+++ Dataset section

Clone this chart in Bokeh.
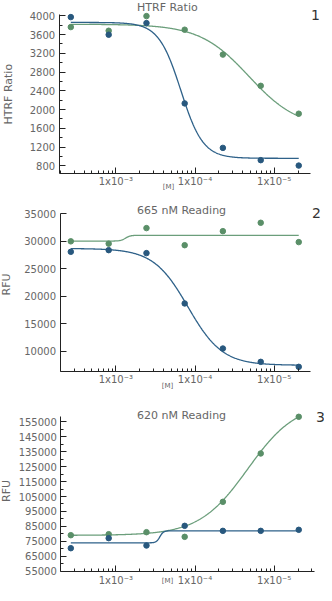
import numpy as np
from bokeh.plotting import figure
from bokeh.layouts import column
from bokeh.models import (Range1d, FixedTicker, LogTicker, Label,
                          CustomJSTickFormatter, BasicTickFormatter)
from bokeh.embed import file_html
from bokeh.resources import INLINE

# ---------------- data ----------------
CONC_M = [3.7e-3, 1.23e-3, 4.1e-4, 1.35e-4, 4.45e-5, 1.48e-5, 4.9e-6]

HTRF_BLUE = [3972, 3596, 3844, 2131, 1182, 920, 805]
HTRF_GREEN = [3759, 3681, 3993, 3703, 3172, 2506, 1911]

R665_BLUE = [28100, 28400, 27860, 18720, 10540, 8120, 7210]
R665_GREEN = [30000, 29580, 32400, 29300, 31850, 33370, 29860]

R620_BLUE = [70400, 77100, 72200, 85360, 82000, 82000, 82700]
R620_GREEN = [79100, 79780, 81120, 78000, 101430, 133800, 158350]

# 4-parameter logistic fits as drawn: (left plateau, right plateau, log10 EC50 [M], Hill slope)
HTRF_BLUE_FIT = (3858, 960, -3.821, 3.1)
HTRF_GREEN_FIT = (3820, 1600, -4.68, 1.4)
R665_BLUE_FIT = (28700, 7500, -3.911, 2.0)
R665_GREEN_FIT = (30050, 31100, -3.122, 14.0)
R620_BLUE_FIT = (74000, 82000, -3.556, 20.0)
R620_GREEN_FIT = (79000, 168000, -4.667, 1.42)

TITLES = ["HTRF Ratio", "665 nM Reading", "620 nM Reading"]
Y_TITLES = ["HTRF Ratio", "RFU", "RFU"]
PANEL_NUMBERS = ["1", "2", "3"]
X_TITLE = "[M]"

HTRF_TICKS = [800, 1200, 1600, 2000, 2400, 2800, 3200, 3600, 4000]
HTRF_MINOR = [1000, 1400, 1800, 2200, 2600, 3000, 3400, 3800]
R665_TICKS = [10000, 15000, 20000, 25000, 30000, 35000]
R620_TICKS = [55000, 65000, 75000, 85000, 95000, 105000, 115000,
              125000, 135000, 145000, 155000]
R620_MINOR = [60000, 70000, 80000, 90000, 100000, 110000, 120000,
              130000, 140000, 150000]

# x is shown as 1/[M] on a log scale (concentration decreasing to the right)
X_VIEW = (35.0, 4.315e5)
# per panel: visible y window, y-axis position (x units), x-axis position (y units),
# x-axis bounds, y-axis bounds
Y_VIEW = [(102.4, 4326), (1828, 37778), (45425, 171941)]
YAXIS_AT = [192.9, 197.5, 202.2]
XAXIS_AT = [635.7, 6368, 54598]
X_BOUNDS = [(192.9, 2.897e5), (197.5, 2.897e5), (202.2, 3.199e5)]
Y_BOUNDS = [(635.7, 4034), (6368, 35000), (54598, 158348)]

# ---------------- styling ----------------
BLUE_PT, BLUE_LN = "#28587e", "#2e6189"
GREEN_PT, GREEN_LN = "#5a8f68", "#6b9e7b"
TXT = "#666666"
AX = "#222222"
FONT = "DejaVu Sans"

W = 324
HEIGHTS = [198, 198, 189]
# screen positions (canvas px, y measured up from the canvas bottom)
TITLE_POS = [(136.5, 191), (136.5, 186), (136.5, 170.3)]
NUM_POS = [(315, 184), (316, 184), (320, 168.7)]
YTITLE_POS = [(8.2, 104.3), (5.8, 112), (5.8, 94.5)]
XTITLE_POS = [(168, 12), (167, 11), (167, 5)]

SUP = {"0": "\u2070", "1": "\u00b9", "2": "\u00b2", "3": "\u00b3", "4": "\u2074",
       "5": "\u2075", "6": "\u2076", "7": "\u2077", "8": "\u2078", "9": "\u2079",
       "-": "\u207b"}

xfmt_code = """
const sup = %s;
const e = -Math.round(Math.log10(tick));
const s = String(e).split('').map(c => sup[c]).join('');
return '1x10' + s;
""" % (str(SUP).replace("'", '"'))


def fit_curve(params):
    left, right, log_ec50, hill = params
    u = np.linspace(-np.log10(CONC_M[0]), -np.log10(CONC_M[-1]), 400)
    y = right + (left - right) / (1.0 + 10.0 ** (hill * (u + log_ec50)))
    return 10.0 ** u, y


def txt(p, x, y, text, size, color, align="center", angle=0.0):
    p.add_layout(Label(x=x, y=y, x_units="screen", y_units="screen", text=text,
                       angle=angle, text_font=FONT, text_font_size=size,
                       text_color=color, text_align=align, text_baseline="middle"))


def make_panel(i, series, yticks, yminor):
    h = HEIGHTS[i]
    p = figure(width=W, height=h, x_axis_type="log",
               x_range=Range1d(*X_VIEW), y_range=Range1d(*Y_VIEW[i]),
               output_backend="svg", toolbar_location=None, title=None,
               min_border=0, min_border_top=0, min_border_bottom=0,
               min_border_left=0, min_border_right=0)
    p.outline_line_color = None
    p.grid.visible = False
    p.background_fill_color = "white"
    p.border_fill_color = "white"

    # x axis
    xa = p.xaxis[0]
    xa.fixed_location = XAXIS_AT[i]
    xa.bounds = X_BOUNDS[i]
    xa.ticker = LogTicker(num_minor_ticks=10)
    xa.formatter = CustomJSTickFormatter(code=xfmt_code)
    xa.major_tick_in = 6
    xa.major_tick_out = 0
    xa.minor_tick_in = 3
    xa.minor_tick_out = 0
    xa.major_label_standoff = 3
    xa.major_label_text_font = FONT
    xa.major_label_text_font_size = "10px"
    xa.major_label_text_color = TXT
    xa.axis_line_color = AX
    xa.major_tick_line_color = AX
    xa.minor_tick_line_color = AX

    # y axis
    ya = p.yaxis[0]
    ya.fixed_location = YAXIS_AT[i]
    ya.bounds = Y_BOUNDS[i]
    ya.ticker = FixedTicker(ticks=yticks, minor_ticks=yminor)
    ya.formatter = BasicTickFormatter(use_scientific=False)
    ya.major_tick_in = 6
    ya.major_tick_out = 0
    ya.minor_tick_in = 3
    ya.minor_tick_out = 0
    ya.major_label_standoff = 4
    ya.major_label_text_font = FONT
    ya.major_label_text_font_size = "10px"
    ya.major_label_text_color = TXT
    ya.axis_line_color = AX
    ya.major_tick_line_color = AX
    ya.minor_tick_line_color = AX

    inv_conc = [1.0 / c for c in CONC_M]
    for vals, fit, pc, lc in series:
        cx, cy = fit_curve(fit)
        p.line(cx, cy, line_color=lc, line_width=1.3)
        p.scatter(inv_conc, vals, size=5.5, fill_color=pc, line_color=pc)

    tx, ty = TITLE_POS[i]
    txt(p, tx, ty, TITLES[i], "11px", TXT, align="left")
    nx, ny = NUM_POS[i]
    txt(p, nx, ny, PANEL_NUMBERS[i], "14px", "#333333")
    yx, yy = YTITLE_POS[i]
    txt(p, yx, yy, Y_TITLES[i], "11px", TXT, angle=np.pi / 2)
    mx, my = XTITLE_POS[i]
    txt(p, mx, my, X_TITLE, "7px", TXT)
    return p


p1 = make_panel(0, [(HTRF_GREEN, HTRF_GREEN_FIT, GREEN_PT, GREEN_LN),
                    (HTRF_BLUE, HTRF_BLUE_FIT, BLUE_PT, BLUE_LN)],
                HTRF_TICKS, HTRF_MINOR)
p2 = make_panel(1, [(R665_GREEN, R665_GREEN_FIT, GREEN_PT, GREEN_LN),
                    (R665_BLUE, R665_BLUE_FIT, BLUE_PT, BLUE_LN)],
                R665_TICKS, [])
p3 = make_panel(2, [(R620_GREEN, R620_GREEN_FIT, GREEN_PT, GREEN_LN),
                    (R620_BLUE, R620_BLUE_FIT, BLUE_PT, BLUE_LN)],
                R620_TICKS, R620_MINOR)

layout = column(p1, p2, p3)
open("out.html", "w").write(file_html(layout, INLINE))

++++++

Without the pictures, please reproduce each line of the listing above exactly, from the first one through the line bearing "101430, 133800, 158350]".

Clone this chart in Bokeh.
import numpy as np
from bokeh.plotting import figure
from bokeh.layouts import column
from bokeh.models import (Range1d, FixedTicker, LogTicker, Label,
                          CustomJSTickFormatter, BasicTickFormatter)
from bokeh.embed import file_html
from bokeh.resources import INLINE

# ---------------- data ----------------
CONC_M = [3.7e-3, 1.23e-3, 4.1e-4, 1.35e-4, 4.45e-5, 1.48e-5, 4.9e-6]

HTRF_BLUE = [3972, 3596, 3844, 2131, 1182, 920, 805]
HTRF_GREEN = [3759, 3681, 3993, 3703, 3172, 2506, 1911]

R665_BLUE = [28100, 28400, 27860, 18720, 10540, 8120, 7210]
R665_GREEN = [30000, 29580, 32400, 29300, 31850, 33370, 29860]

R620_BLUE = [70400, 77100, 72200, 85360, 82000, 82000, 82700]
R620_GREEN = [79100, 79780, 81120, 78000, 101430, 133800, 158350]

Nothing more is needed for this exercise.